SHORT TASK: In the entries below, repeat only the lines between those holding "Clone this diagram in TikZ." and "(0,0) rectangle (940,748);", inclusive. Leave pictures out.

GIVEN DATA:
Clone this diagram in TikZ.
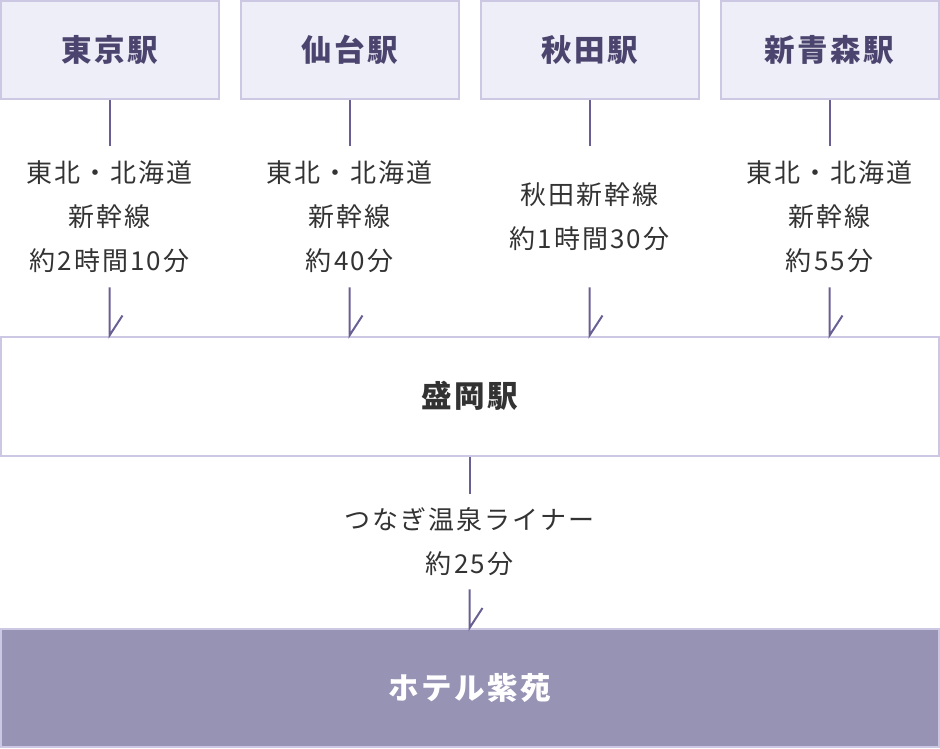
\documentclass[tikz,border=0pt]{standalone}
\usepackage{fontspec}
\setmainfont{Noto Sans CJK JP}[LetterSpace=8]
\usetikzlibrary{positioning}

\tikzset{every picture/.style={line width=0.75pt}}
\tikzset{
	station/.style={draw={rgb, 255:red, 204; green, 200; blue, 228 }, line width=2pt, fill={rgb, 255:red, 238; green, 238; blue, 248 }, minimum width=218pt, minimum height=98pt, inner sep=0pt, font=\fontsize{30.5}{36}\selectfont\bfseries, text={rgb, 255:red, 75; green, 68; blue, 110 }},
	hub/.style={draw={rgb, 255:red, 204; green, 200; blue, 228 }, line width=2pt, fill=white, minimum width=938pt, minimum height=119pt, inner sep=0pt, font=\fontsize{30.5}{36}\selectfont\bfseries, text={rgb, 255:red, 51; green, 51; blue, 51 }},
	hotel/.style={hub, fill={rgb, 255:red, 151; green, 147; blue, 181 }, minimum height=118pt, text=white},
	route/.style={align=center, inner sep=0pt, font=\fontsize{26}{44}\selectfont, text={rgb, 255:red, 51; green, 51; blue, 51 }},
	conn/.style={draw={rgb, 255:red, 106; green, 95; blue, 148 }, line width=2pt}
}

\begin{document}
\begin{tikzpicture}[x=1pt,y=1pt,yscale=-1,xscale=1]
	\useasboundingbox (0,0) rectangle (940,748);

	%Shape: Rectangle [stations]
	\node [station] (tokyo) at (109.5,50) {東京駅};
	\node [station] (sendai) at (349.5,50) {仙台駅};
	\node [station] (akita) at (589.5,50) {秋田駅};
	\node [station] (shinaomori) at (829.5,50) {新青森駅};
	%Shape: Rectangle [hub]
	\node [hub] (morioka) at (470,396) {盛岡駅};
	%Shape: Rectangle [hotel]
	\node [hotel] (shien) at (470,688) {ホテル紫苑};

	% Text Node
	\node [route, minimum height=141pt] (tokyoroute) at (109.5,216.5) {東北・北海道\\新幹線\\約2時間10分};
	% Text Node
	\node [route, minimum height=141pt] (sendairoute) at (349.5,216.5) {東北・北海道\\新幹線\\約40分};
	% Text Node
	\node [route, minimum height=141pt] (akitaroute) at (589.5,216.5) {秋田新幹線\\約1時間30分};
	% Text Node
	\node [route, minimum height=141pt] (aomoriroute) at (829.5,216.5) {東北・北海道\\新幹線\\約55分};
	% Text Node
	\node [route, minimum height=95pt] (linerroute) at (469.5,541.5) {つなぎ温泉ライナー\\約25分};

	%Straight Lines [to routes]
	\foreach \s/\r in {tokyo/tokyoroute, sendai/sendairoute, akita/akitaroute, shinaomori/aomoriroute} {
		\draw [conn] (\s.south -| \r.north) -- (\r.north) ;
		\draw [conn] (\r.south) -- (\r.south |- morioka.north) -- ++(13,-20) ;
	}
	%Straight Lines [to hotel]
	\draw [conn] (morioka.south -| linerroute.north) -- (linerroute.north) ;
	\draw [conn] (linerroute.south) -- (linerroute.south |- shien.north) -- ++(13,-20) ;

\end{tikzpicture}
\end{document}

==

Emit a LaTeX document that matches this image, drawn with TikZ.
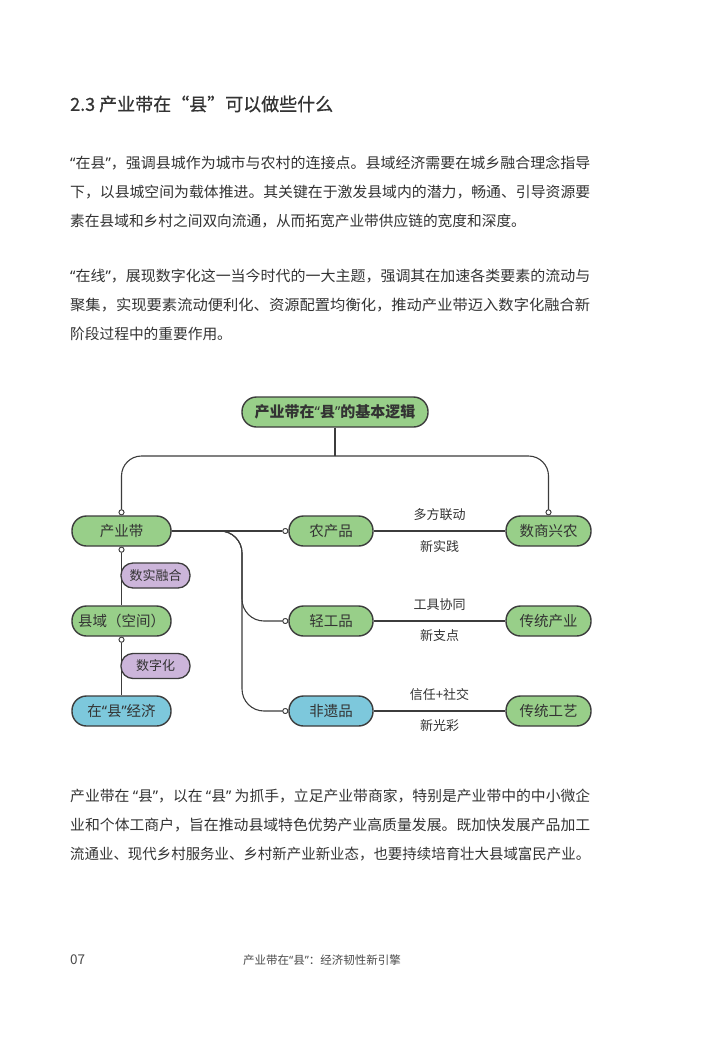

COMPLETE ANSWER:
Clone this diagram in TikZ.
\documentclass[tikz,border=0pt]{standalone}
\usepackage{fontspec}
\setmainfont{Noto Sans CJK JP}[LetterSpace=8]
\usetikzlibrary{positioning}

\tikzset{every picture/.style={line width=0.75pt}}
\tikzset{
	station/.style={draw={rgb, 255:red, 204; green, 200; blue, 228 }, line width=2pt, fill={rgb, 255:red, 238; green, 238; blue, 248 }, minimum width=218pt, minimum height=98pt, inner sep=0pt, font=\fontsize{30.5}{36}\selectfont\bfseries, text={rgb, 255:red, 75; green, 68; blue, 110 }},
	hub/.style={draw={rgb, 255:red, 204; green, 200; blue, 228 }, line width=2pt, fill=white, minimum width=938pt, minimum height=119pt, inner sep=0pt, font=\fontsize{30.5}{36}\selectfont\bfseries, text={rgb, 255:red, 51; green, 51; blue, 51 }},
	hotel/.style={hub, fill={rgb, 255:red, 151; green, 147; blue, 181 }, minimum height=118pt, text=white},
	route/.style={align=center, inner sep=0pt, font=\fontsize{26}{44}\selectfont, text={rgb, 255:red, 51; green, 51; blue, 51 }},
	conn/.style={draw={rgb, 255:red, 106; green, 95; blue, 148 }, line width=2pt}
}

\begin{document}
\begin{tikzpicture}[x=1pt,y=1pt,yscale=-1,xscale=1]
	\useasboundingbox (0,0) rectangle (940,748);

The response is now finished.